Saturday, December 24, 2016

The Gift of God

Fifty 2 Sunday’s ~ Listening for God

For the wages of sin is death, but the gift of God is eternal life in Christ Jesus our Lord” (Romans 6:23).

        Many of us are preoccupied this time of year with the giving and getting of gifts.  It is said in giving one becomes like God. There is the biblical principle that it is “greater to give than to receive” (Acts 20:35) and certainly, there is joy in giving when it meets a need, fulfills a longing or lifts another up (figuratively or literally).  
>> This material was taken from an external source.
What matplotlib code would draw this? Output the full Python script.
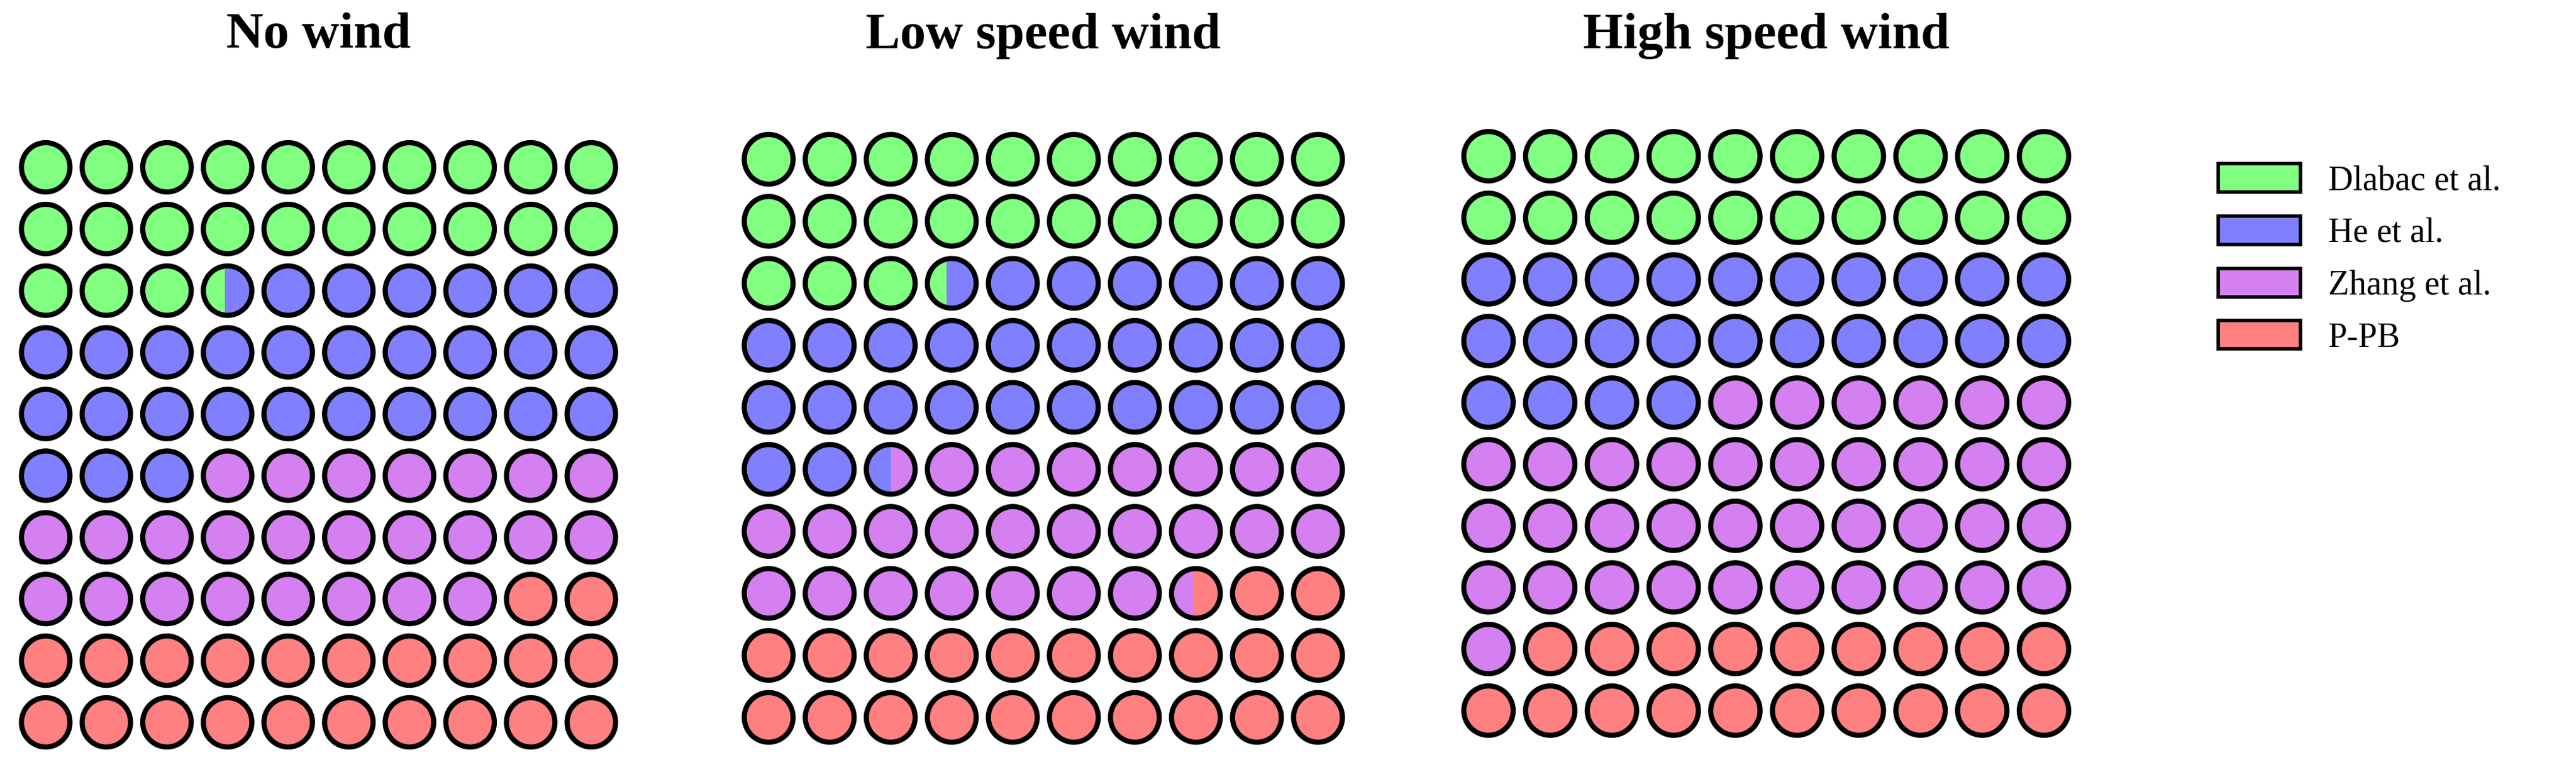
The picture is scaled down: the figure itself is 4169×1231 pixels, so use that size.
import numpy as np
import matplotlib.pyplot as plt
from matplotlib.patches import Circle, Rectangle, Patch

plt.rcParams["font.family"] = ["Liberation Serif", "DejaVu Serif"]

# Data: share (out of 100 dots) per method, per wind condition
panels = ["No wind", "Low speed wind", "High speed wind"]
methods = ["Dlabac et al.", "He et al.", "Zhang et al.", "P-PB"]
no_wind = [23.45, 29.55, 25.0, 22.0]
low_wind = [23.4, 29.1, 24.95, 22.55]
high_wind = [20.0, 24.0, 37.0, 19.0]
colors = ["#80ff80", "#8080ff", "#d580f0", "#ff8080"]

W, H = 4169, 1231
fig = plt.figure(figsize=(W / 100, H / 100), dpi=100)

# pixel extents of dot centres for each panel: (x_first, x_last, y_first, y_last)
extents = [(74, 957, 271, 1170), (1244, 2133, 258, 1162), (2409, 3308, 253, 1151)]
title_y = 58


def draw_waffle(ax, values):
    bounds = np.concatenate([[0], np.cumsum(values)])
    for i in range(100):
        row, col = divmod(i, 10)
        circ = Circle((col, row), 0.4, facecolor="none", edgecolor="black",
                      lw=6, zorder=3)
        ax.add_patch(circ)
        # vertical split: fill each category's fraction of the cell left->right
        for k, c in enumerate(colors):
            lo = max(bounds[k], i)
            hi = min(bounds[k + 1], i + 1)
            if hi <= lo:
                continue
            x0 = col - 0.4 + 0.8 * (lo - i)
            rect = Rectangle((x0, row - 0.4), 0.8 * (hi - lo), 0.8,
                             facecolor=c, edgecolor="none", zorder=2)
            ax.add_patch(rect)
            rect.set_clip_path(Circle((col, row), 0.4, transform=ax.transData))


for name, vals, (x0, x1, y0, y1) in zip(panels, [no_wind, low_wind, high_wind], extents):
    sx = (x1 - x0) / 9
    sy = (y1 - y0) / 9
    left = (x0 - 0.5 * sx) / W
    bottom = 1 - (y1 + 0.5 * sy) / H
    ax = fig.add_axes([left, bottom, 10 * sx / W, 10 * sy / H])
    ax.set_xlim(-0.5, 9.5)
    ax.set_ylim(9.5, -0.5)
    ax.axis("off")
    draw_waffle(ax, vals)
    fig.text((x0 + x1) / 2 / W, 1 - title_y / H, name, ha="center", va="center",
             fontsize=60, fontweight="bold")

handles = [Patch(facecolor=c, edgecolor="black", lw=4) for c in colors]
fig.legend(handles, methods, loc="upper left",
           bbox_to_anchor=(3540 / W, 1 - 215 / H), frameon=False,
           fontsize=40, handlelength=2.4, handleheight=0.9,
           labelspacing=0.55, handletextpad=0.8)

fig.savefig("out.png", dpi=100, facecolor="white")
        The scriptures are full of instructive examples of giving (and receiving); Luke 6:38 tells us “Give, and it will be given to you.  A good measure, pressed down, shaken together and running over, will be poured into your lap.  For with the measure you use, it will be measured to you.”  Moreover, in Matthew we read “Freely you have received; freely give” (10:8b).  

       God's gift accepted by faith (John 3:16) is for all who will receive it. For those who believe and place their trust in Jesus the gift sets them free. "Therefore, there is now no condemnation for those who are in Christ Jesus, because through Christ Jesus the law of the Spirit who gives life has set you free from the law of sin and death" (Romans 8:1 & 2). Amen! Let's rejoice in the gift of God that keeps on giving. 

~* Merry Christmas *~

Thursday, December 15, 2016

For God So Loved

Fifty-2 Sunday’s ~ Listening for God

        The minister said it may be the best known verse from the bible- John 3:16:”For God so loved the world that he gave his one and only Son, that whoever believes in him shall not perish but have eternal life”. "The world" includes all of humanity -past-present-future. "The world" embodies all of us and all of our messy, stubborn hearted, idol worshipping self-serving sinfulness. God so loved that he gave. 
         This can be hard to grasp; hard to believe. It makes me think of when I was a teenager and how my parents would occasionally say to me—that they always loved me but they did not always like what I did or how I behaved. I took it a step further and actually told my children during their adolescent years that although I loved them, at a particular moment because of the way they were acting/being, I was not feeling very loving toward them. The point being, it can be a challenge to love in the face of rebellion, rejection, offense,etc. 
      God understands this. The nature of his love is that although we have repeatedly and metaphorically spit in his eye and turned our back on him-he has never stopped loving us. “While we were sinners…Christ died for us” (Romans 5:8). Maybe this doesn’t sound so extreme, after all the preceding verse says “Very rarely will anyone die for a righteous person, though for a good person someone might possibly dare to die” (Romans 5:7). Certainly there are times when someone will die for another person, but in general, it is a rare. No one, however, can die on behalf of another person and serve as an offering for their sins. Only Jesus can do this: "He himself bore our sins" in his body on the cross, so that we might die to sin and live for righteousness; "by his wounds you have been healed" (I Peter 2:24). God's love expressed to us through his son cancels our debts and nullifies our sins. "This is how God showed his love among us; He sent his one and only Son into the world that we might live through him" (I John 4:9). This love continues today, "Christ Jesus-who died--more than that, who was raised to life-is at the right hand of God and is also interceding for us" (Romans 8:24).
       There is really only one response we can have to such love - and that is to graciously accept it and strive to love others as he has loved us; “No one has ever seen God; but if we love one another, God lives in us and his love is made complete in us” (I John 4:12). This is how we testify to how God so loves the world.